* _Exercise_:
Starting with the first line below, extract each line through the one that contains "const yearIdx = yearLabels.map((y)", inclusive, excluding pictures.

***** Data to process *****

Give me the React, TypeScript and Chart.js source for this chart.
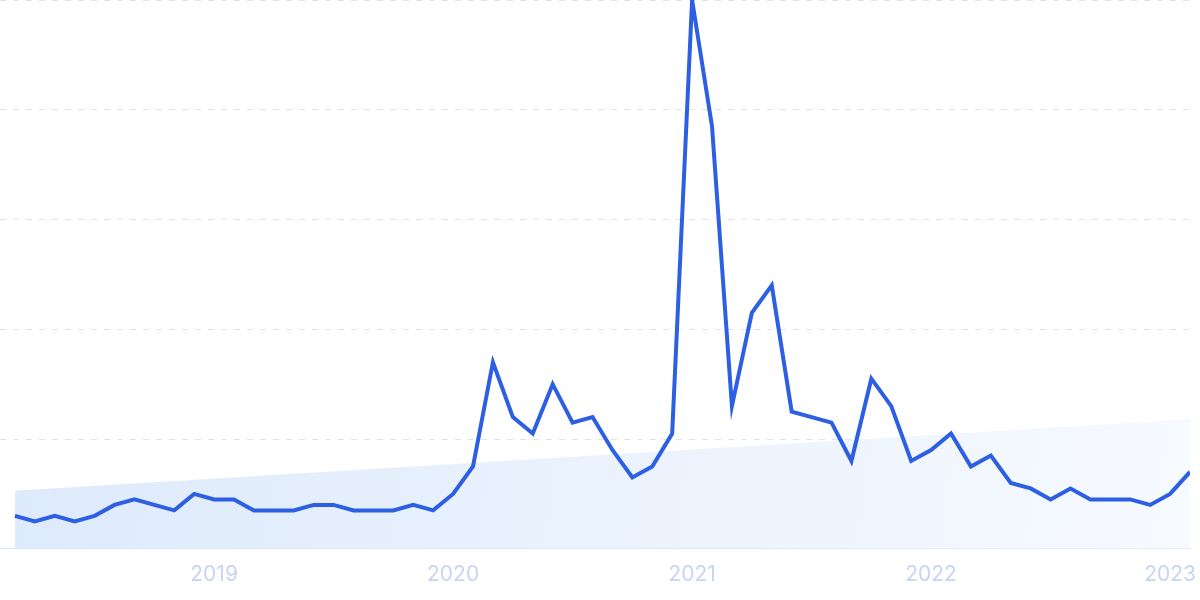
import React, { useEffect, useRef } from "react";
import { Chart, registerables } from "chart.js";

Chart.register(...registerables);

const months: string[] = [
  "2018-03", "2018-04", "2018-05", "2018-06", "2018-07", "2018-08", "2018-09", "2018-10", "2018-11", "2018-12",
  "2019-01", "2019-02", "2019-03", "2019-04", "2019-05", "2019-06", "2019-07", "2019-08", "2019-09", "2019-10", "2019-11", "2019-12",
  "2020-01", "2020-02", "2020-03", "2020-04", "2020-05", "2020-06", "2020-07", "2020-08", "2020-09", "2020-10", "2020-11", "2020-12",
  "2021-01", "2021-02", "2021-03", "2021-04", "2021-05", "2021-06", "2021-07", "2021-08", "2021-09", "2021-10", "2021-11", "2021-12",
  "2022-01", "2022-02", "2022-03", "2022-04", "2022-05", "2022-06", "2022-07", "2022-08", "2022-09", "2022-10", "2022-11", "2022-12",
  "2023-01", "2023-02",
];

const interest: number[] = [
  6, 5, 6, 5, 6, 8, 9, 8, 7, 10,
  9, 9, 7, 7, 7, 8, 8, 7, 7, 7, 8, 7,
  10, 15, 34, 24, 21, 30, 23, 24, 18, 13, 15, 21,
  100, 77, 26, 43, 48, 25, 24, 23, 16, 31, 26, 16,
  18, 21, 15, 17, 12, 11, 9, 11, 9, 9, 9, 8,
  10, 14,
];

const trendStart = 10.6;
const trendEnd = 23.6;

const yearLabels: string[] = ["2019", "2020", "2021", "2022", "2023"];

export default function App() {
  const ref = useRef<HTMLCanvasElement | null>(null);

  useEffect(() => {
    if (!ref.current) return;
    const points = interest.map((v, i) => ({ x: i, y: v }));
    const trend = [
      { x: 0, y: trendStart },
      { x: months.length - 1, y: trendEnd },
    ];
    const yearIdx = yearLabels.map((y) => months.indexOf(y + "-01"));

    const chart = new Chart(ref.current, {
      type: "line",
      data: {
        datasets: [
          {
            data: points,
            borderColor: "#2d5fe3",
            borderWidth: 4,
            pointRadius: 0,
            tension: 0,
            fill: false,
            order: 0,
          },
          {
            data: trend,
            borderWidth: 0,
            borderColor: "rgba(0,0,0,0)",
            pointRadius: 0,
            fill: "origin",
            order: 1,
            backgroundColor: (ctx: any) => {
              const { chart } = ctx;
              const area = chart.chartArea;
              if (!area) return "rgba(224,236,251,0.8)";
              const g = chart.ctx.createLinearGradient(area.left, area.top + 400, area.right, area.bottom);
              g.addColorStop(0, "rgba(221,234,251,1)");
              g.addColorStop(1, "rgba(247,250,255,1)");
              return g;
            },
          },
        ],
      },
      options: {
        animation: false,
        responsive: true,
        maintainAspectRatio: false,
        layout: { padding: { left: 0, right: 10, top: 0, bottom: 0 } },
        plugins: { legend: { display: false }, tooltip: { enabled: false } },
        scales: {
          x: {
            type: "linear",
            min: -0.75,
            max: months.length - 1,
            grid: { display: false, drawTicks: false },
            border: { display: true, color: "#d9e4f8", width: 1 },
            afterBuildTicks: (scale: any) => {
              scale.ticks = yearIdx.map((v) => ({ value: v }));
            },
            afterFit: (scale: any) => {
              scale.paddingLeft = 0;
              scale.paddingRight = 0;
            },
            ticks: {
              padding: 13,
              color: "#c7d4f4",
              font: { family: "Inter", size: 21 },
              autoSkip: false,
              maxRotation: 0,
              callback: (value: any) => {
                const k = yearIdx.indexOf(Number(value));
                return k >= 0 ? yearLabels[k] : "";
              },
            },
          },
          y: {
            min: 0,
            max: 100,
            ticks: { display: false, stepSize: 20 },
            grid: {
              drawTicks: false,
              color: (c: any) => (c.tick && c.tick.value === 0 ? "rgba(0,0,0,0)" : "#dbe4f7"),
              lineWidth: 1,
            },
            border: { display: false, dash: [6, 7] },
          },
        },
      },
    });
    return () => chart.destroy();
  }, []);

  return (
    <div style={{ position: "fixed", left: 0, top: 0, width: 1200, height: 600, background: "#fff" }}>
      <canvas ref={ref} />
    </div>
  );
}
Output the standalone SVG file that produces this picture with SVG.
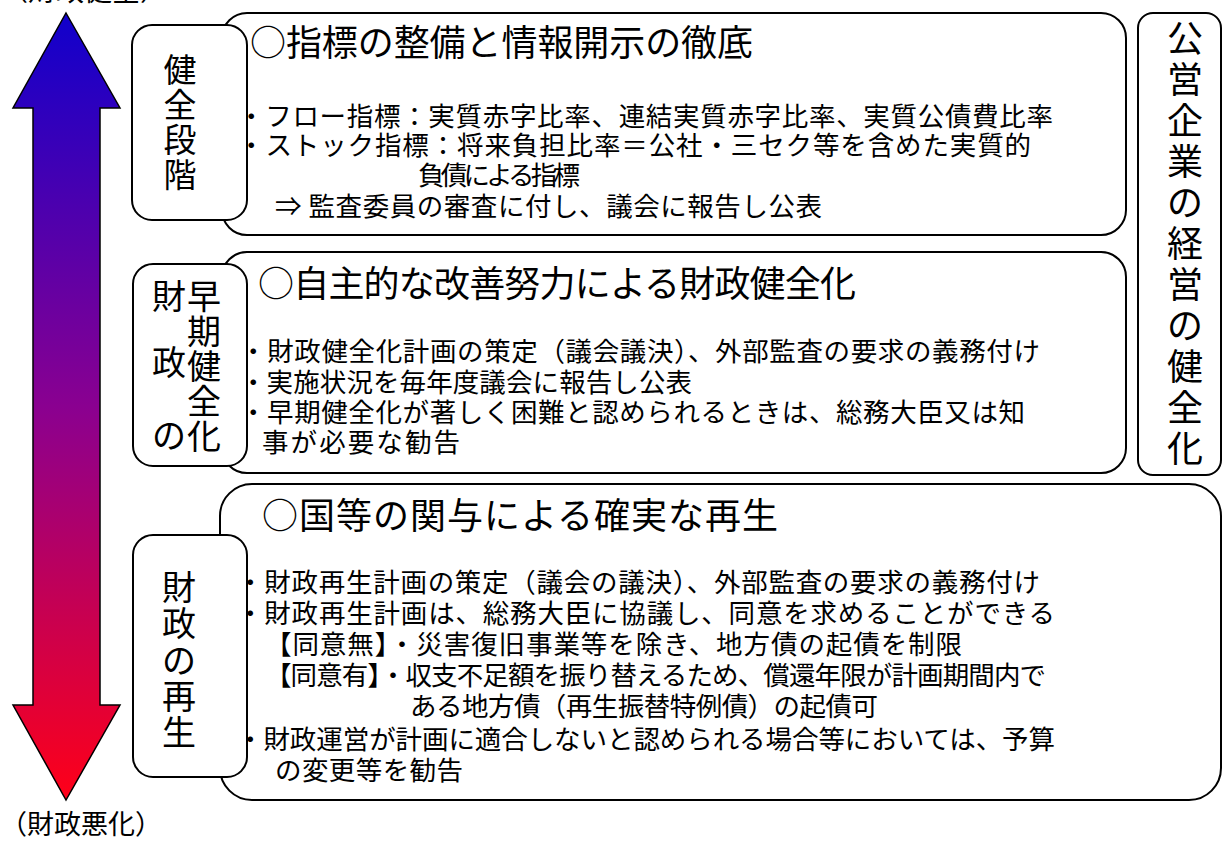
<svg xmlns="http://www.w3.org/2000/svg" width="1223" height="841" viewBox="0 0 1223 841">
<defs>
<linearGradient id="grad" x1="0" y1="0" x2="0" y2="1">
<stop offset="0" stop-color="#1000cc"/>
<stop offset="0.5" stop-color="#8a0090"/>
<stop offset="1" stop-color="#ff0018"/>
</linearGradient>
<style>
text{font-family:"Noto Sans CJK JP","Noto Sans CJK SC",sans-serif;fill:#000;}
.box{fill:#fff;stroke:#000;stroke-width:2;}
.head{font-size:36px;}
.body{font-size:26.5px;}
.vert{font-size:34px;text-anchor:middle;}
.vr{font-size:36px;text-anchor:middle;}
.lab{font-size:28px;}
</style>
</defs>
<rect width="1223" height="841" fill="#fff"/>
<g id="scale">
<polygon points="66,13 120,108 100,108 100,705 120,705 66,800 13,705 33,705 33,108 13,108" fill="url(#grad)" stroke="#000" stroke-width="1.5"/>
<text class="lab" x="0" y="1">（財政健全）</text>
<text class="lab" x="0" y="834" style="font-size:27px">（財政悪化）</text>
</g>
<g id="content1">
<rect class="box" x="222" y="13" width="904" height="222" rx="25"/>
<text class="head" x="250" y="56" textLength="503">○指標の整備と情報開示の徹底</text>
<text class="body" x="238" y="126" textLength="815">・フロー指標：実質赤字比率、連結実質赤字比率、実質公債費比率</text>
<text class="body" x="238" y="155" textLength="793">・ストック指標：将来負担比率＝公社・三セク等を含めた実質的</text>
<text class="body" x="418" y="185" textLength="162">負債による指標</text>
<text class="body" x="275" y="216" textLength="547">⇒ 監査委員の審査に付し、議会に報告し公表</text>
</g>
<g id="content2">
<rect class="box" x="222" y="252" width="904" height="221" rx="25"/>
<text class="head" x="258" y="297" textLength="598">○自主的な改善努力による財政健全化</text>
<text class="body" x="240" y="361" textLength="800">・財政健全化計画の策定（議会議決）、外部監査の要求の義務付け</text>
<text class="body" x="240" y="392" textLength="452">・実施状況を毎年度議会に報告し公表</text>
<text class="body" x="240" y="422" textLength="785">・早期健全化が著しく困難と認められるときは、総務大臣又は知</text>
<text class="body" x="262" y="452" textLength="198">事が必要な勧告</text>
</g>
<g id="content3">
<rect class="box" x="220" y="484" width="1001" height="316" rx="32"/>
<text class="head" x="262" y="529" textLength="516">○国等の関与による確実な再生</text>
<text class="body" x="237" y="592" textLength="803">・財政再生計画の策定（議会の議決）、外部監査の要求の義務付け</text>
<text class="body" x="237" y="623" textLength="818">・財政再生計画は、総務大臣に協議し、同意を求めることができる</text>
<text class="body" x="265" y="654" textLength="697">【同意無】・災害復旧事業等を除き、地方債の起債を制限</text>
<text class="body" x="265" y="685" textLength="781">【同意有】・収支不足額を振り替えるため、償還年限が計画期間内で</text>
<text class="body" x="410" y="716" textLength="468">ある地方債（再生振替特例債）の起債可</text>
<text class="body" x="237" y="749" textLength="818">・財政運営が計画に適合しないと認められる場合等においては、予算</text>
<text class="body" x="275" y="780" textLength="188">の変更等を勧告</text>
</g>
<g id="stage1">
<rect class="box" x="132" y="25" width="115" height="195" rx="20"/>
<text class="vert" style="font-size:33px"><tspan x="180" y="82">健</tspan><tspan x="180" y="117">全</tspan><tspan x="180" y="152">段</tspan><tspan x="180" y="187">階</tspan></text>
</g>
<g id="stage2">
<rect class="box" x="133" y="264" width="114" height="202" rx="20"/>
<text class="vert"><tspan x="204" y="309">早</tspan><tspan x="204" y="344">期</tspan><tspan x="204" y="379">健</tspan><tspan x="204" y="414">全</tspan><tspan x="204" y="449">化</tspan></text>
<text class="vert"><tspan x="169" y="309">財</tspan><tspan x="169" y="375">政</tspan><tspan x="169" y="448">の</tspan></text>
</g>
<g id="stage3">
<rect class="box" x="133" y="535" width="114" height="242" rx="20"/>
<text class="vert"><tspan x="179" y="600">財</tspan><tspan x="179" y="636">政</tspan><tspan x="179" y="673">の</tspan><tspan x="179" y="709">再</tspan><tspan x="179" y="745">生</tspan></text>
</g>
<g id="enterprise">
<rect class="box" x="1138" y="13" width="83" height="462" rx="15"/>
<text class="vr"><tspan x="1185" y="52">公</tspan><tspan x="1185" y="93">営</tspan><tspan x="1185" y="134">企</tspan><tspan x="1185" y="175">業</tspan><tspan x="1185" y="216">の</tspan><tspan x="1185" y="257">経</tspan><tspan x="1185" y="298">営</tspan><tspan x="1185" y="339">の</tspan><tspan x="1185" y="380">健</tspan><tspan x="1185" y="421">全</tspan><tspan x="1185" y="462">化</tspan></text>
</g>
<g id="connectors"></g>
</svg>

*****

* _Problem solution_:
Give me the React, TypeScript and Chart.js source for this chart.
import React, { useEffect, useRef } from "react";
import { Chart, registerables } from "chart.js";

Chart.register(...registerables);

const months: string[] = [
  "2018-03", "2018-04", "2018-05", "2018-06", "2018-07", "2018-08", "2018-09", "2018-10", "2018-11", "2018-12",
  "2019-01", "2019-02", "2019-03", "2019-04", "2019-05", "2019-06", "2019-07", "2019-08", "2019-09", "2019-10", "2019-11", "2019-12",
  "2020-01", "2020-02", "2020-03", "2020-04", "2020-05", "2020-06", "2020-07", "2020-08", "2020-09", "2020-10", "2020-11", "2020-12",
  "2021-01", "2021-02", "2021-03", "2021-04", "2021-05", "2021-06", "2021-07", "2021-08", "2021-09", "2021-10", "2021-11", "2021-12",
  "2022-01", "2022-02", "2022-03", "2022-04", "2022-05", "2022-06", "2022-07", "2022-08", "2022-09", "2022-10", "2022-11", "2022-12",
  "2023-01", "2023-02",
];

const interest: number[] = [
  6, 5, 6, 5, 6, 8, 9, 8, 7, 10,
  9, 9, 7, 7, 7, 8, 8, 7, 7, 7, 8, 7,
  10, 15, 34, 24, 21, 30, 23, 24, 18, 13, 15, 21,
  100, 77, 26, 43, 48, 25, 24, 23, 16, 31, 26, 16,
  18, 21, 15, 17, 12, 11, 9, 11, 9, 9, 9, 8,
  10, 14,
];

const trendStart = 10.6;
const trendEnd = 23.6;

const yearLabels: string[] = ["2019", "2020", "2021", "2022", "2023"];

export default function App() {
  const ref = useRef<HTMLCanvasElement | null>(null);

  useEffect(() => {
    if (!ref.current) return;
    const points = interest.map((v, i) => ({ x: i, y: v }));
    const trend = [
      { x: 0, y: trendStart },
      { x: months.length - 1, y: trendEnd },
    ];
    const yearIdx = yearLabels.map((y) => months.indexOf(y + "-01"));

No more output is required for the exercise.